Minimum Viable Lifestyle

I don't believe UBI is likely to solve anything. I spent some years critiquing UBI and then largely moved on to writing about what I think will actually make a difference, which I think of as a Minimum Viable Lifestyle.

People who are just starting out or currently down on their luck or in transition need to be able to rent a small space inexpensively that actually serves their needs well and it needs to do so without them owning a car. 

In the US, we used to provide this as a default. It used to be the norm to rent a room somewhere -- typically in an SRO or boarding house -- and be able to live cheap while going to college or trying to get some life experience and decide how you wished to live.

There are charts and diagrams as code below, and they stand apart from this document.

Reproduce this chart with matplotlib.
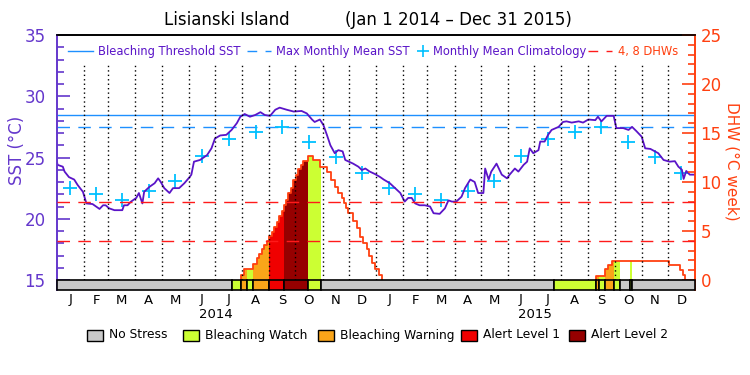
import numpy as np
import pandas as pd
import matplotlib
matplotlib.use('Agg')
import matplotlib.pyplot as plt
from matplotlib.lines import Line2D
from matplotlib.patches import Rectangle

plt.rcParams['lines.scale_dashes'] = False
plt.rcParams['font.family'] = ['DejaVu Sans']

# ---------------- data ----------------
start_date = '2014-01-01'
end_date = '2016-01-01'

# SST (days since 2014-01-01, deg C)
sst_day = [0, 1, 7, 9, 14, 20, 24, 30, 34, 41, 45, 49, 53, 56, 60, 66, 75, 77, 81, 85,
           91, 94, 98, 100, 106, 112, 116, 119, 123, 129, 133, 140, 146, 152, 154, 157, 164,
           172, 177, 181, 187, 194, 200, 206, 210, 215, 221, 227, 233, 238, 244, 250, 255,
           263, 271, 280, 286, 292, 295, 301, 305, 309, 313, 318, 322, 327, 330, 339, 345,
           349, 353, 358, 364, 370, 374, 381, 387, 393, 398, 402, 406, 410, 415, 421, 427,
           431, 438, 444, 448, 452, 457, 463, 467, 473, 478, 482, 488, 490, 494, 497, 503,
           509, 515, 518, 524, 528, 534, 538, 541, 545, 551, 553, 558, 562, 566, 574, 579,
           583, 589, 597, 602, 608, 616, 619, 623, 629, 637, 640, 648, 654, 658, 663, 669,
           673, 679, 684, 688, 694, 701, 707, 711, 715, 717, 720, 724, 729]
sst_val = [24.75, 24.4, 24.25, 23.85, 23.4, 23.2, 22.75, 22.2, 21.25, 21.2, 21.0, 20.8,
           21.1, 21.1, 20.85, 20.7, 20.7, 21.1, 21.1, 21.4, 21.7, 22.1, 21.25, 22.2, 22.6,
           22.9, 23.3, 23.0, 22.5, 22.1, 22.5, 22.5, 22.9, 23.4, 23.6, 24.66, 24.8, 25.2,
           25.75, 26.55, 26.8, 26.85, 27.25, 27.8, 28.33, 28.55, 28.33, 28.47, 28.7, 28.47,
           28.4, 28.9, 29.07, 28.9, 28.75, 28.8, 28.6, 28.1, 27.9, 28.1, 27.65, 26.85, 26.0,
           25.35, 25.6, 25.5, 24.8, 24.5, 24.25, 23.98, 24.1, 23.85, 23.65, 23.4, 23.2, 22.9,
           22.5, 22.1, 21.4, 21.7, 21.7, 21.25, 21.1, 21.1, 21.0, 20.45, 20.4, 20.85, 21.5,
           21.4, 21.4, 21.8, 22.5, 23.2, 23.0, 22.1, 22.1, 24.1, 23.2, 23.85, 24.5, 23.6,
           23.3, 23.6, 24.1, 23.85, 24.4, 24.66, 25.75, 25.35, 25.6, 26.3, 26.3, 26.85,
           27.25, 27.5, 27.9, 27.95, 27.85, 27.95, 27.85, 28.1, 28.05, 28.33, 27.95, 28.4,
           28.4, 27.4, 27.4, 27.25, 27.5, 27.15, 26.7, 25.75, 25.7, 25.5, 25.35, 24.8, 24.66,
           24.7, 24.25, 24.0, 23.25, 23.9, 23.6, 23.6]

# Monthly mean climatology (Jan..Dec)
clim_val = [22.55, 22.0, 21.55, 22.3, 23.1, 25.1, 26.5, 27.05, 27.5, 26.3, 25.05, 23.7]
bleach_threshold = 28.5
mmm_sst = 27.5
dhw_ref = [4, 8]

# Degree heating weeks (days since 2014-01-01, deg C week)
dhw14_day = [210.8, 214.2, 224.9, 229.4, 231.7, 234.5, 237.4, 240.2, 243.2, 245.9, 248.5,
             251.6, 254.2, 257.3, 260.0, 262.2, 264.9, 267.6, 270.6, 273.3, 276.3, 279.1,
             281.7, 287.1, 293.5, 301.1, 308.8, 313.7, 318.3, 322.1, 326.0, 328.6, 330.9,
             333.5, 339.2, 343.1, 346.9, 350.7, 354.5, 357.5, 360.3, 364.0, 368.9, 372.4]
dhw14_val = [0.5, 1.12, 1.63, 2.2, 2.65, 3.13, 3.57, 4.0, 4.49, 4.93, 5.44, 5.95, 6.53,
             7.04, 7.65, 8.16, 8.84, 9.35, 10.2, 10.7, 11.3, 11.7, 12.1, 12.65, 12.24,
             11.56, 11.05, 10.2, 9.52, 8.84, 8.33, 7.82, 7.31, 6.8, 6.05, 5.27, 4.35, 3.74,
             3.13, 2.45, 1.7, 1.12, 0.5, 0.0]
dhw15_day = [616.6, 627.1, 630.9, 634.8, 700.6, 712.9, 715.9, 718.6]
dhw15_val = [0.44, 1.09, 1.53, 1.9, 1.53, 1.02, 0.51, 0.0]

# Stress level periods (0 none ... 4 alert 2)
status_edges = [0, 200.8, 210.8, 217.3, 224.9, 243.2, 260.3, 287.8, 302.0, 568.9, 616.6,
                620.4, 627.1, 637.0, 644.2, 655.7, 658.3, 730]
status_level = [0, 1, 2, 1, 2, 3, 4, 1, 0, 1, 2, 1, 2, 1, 0, 1, 0]

month_letters = ['J', 'F', 'M', 'A', 'M', 'J', 'J', 'A', 'S', 'O', 'N', 'D']
year_labels = ['2014', '2015']
status_names = ['No Stress', 'Bleaching Watch', 'Bleaching Warning', 'Alert Level 1',
                'Alert Level 2']

# ---------------- style ----------------
status_colors = ['#c8c8c8', '#ccff33', '#faa519', '#f00000', '#960000']
purple = '#5a14c8'
axpurple = '#6437cc'
blue = '#1e90ff'
cyan = '#00c0ff'
dhwcol = '#ff4010'
red = '#ff1a1a'

W, H = 750, 375
fig = plt.figure(figsize=(7.5, 3.75), dpi=100)
L, R, T, B = 56.7, 695, 35, 290
ax = fig.add_axes([L / W, 1 - B / H, (R - L) / W, (B - T) / H])
ax2 = ax.twinx()

sst_top = 35.0
px_per_deg = 12.25
sst_bot = sst_top - (B - T) / px_per_deg
dhw_bot = (sst_bot - 15) * 1.25
ax.set_ylim(sst_bot, sst_top)
ax2.set_ylim(dhw_bot, 25)

t0 = pd.Timestamp(start_date)
mstarts = pd.date_range(start_date, end_date, freq='MS')
mdays = np.array([(d - t0).days for d in mstarts], dtype=float)
total = mdays[-1]
ax.set_xlim(0, total)
mids = (mdays[:-1] + mdays[1:]) / 2

# month dotted lines
for d in mdays[1:-1]:
    ax2.plot([d, d], [0, (32.7 - 15) * 1.25], color='black', lw=1.0,
             dashes=(1, 2.2), zorder=6)

# threshold lines
ax.axhline(bleach_threshold, color=blue, lw=1.0, zorder=3)
ax.axhline(mmm_sst, color=blue, lw=1.0, dashes=(9, 6), zorder=3)
for lv in dhw_ref:
    ax2.axhline(lv, color=red, lw=1.0, dashes=(9, 6), zorder=7)

# climatology crosses
clim_x = list(mids)
clim_y = clim_val * len(year_labels)
ax.plot(clim_x, clim_y, '+', color=cyan, ms=10, mew=1.3, zorder=4)

# SST line
ax.plot(sst_day, sst_val, color=purple, lw=1.3, zorder=5)


def dhw_at(days, vals, t):
    i = np.searchsorted(days, t, side='right') - 1
    if i < 0 or i >= len(days):
        return 0.0
    return vals[i]


series = [(np.array(dhw14_day), np.array(dhw14_val)),
          (np.array(dhw15_day), np.array(dhw15_val))]

# fills by status
for i, lv in enumerate(status_level):
    if lv == 0:
        continue
    s, e = status_edges[i], status_edges[i + 1]
    for days, vals in series:
        if e <= days[0] or s >= days[-1]:
            continue
        xs = [s] + [d for d in days if s < d < e] + [e]
        ys = [dhw_at(days, vals, x) for x in xs]
        ax2.fill_between(xs, 0, ys, step='post', color=status_colors[lv], lw=0, zorder=2)

# DHW lines
for days, vals in series:
    xs = np.concatenate([[days[0]], days])
    ys = np.concatenate([[0], vals])
    ax2.plot(xs, ys, drawstyle='steps-post', color=dhwcol, lw=1.3, zorder=5)

# status bar
for i, lv in enumerate(status_level):
    s, e = status_edges[i], status_edges[i + 1]
    ax2.add_patch(Rectangle((s, dhw_bot), e - s, -dhw_bot, facecolor=status_colors[lv],
                            edgecolor='black', lw=1.2, zorder=8, clip_on=False))

# axes styling
ax.set_xticks([])
ax2.set_xticks([])
ax.set_yticks([15, 20, 25, 30, 35])
ax.set_yticks(np.arange(15, 36, 1), minor=True)
ax2.set_yticks([0, 5, 10, 15, 20, 25])
ax2.set_yticks(np.arange(0, 26, 1), minor=True)
ax.tick_params(axis='y', which='major', direction='in', length=9.5, width=1.2,
               color=axpurple, labelcolor=axpurple, labelsize=12, pad=8)
ax.tick_params(axis='y', which='minor', direction='in', length=5, width=1.2, color=axpurple)
ax2.tick_params(axis='y', which='major', direction='in', length=9.5, width=1.2,
                color=dhwcol, labelcolor=dhwcol, labelsize=12, pad=4)
ax2.tick_params(axis='y', which='minor', direction='in', length=5, width=1.2, color=dhwcol)
for a in (ax, ax2):
    a.spines['top'].set_color('black')
    a.spines['bottom'].set_visible(False)
    a.spines['left'].set_color(axpurple)
    a.spines['right'].set_color(dhwcol)
    for sp in a.spines.values():
        sp.set_linewidth(1.2)

# month and year labels
xt = ax.get_xaxis_transform()
for m, x in zip(month_letters * len(year_labels), mids):
    ax.text(x, -10 / (B - T), m, transform=xt, ha='center', va='center', fontsize=9.5,
            color='black')
for k, yl in enumerate(year_labels):
    ax.text((mdays[12 * k] + mdays[12 * k + 12]) / 2, -25 / (B - T), yl, transform=xt,
            ha='center', va='center', fontsize=9.5, color='black')


def fx(px):
    return px / W


def fy(py):
    return 1 - py / H


# title
fig.text(fx(227), fy(20), 'Lisianski Island', ha='center', va='center', fontsize=12)
fig.text(fx(458), fy(20), '(Jan 1 2014 \u2013 Dec 31 2015)', ha='center', va='center',
         fontsize=12)

# axis labels
fig.text(fx(17), fy(150), 'SST (\u00b0C)', rotation=90, ha='center', va='center',
         fontsize=12, color=axpurple)
fig.text(fx(732), fy(161), 'DHW (\u00b0C week)', rotation=-90, ha='center', va='center',
         fontsize=11, color=dhwcol)

# top legend
ly = fy(51)
fig.add_artist(Line2D([fx(68), fx(93)], [ly, ly], color=blue, lw=1.0))
fig.text(fx(98), ly, 'Bleaching Threshold SST', ha='left', va='center', fontsize=8.3,
         color=purple)
fig.add_artist(Line2D([fx(247), fx(271)], [ly, ly], color=blue, lw=1.0, dashes=(7, 6)))
fig.text(fx(276), ly, 'Max Monthly Mean SST', ha='left', va='center', fontsize=8.3,
         color=purple)
fig.add_artist(Line2D([fx(423)], [ly], marker='+', color=cyan, ms=8, mew=1.2, ls='none'))
fig.text(fx(433), ly, 'Monthly Mean Climatology', ha='left', va='center', fontsize=8.3,
         color=purple)
fig.add_artist(Line2D([fx(588), fx(612)], [ly, ly], color=red, lw=1.0, dashes=(7, 6)))
fig.text(fx(618), ly, '4, 8 DHWs', ha='left', va='center', fontsize=8.3, color=dhwcol)

# bottom legend
box_x = [87, 183, 318, 461, 569]
by = 335
for name, col, bx in zip(status_names, status_colors, box_x):
    fig.add_artist(Rectangle((fx(bx), fy(by + 5.5)), 16 / W, 11 / H, facecolor=col,
                             edgecolor='black', lw=1.0, transform=fig.transFigure))
    fig.text(fx(bx + 22), fy(by), name, ha='left', va='center', fontsize=8.8,
             color='black')

fig.savefig('out.png', dpi=100, facecolor='white')
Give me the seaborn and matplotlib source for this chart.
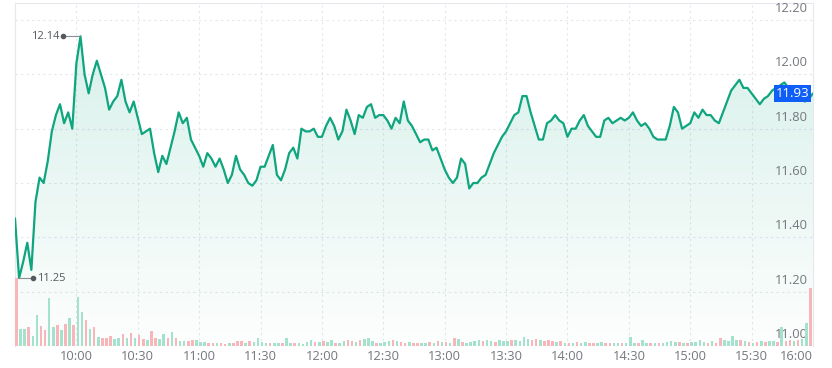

But since World War II, we have torn down about a million SROs and have come to see such spaces as transitional housing for homeless people, not normal housing. Cheap rentals of that sort used to be market rate normal housing for unmarried individuals, young childless couples, students and seniors.

It also used to be more feasible to live without a car. Walkable mixed-use neighborhoods, better support for cyclists and better public transit would help make it feasible to live without a car.

If you can rent a room for cheap and live without a car while working a minimum wage job or working part-time at something that pays a little better than that, then you can have real control over your life without being rich. This would go a long ways towards resolving a lot of our current economic issues.

If you have UBI and you don't have this, you aren't solving poverty. If you have this, UBI or no UBI, most people will be okay.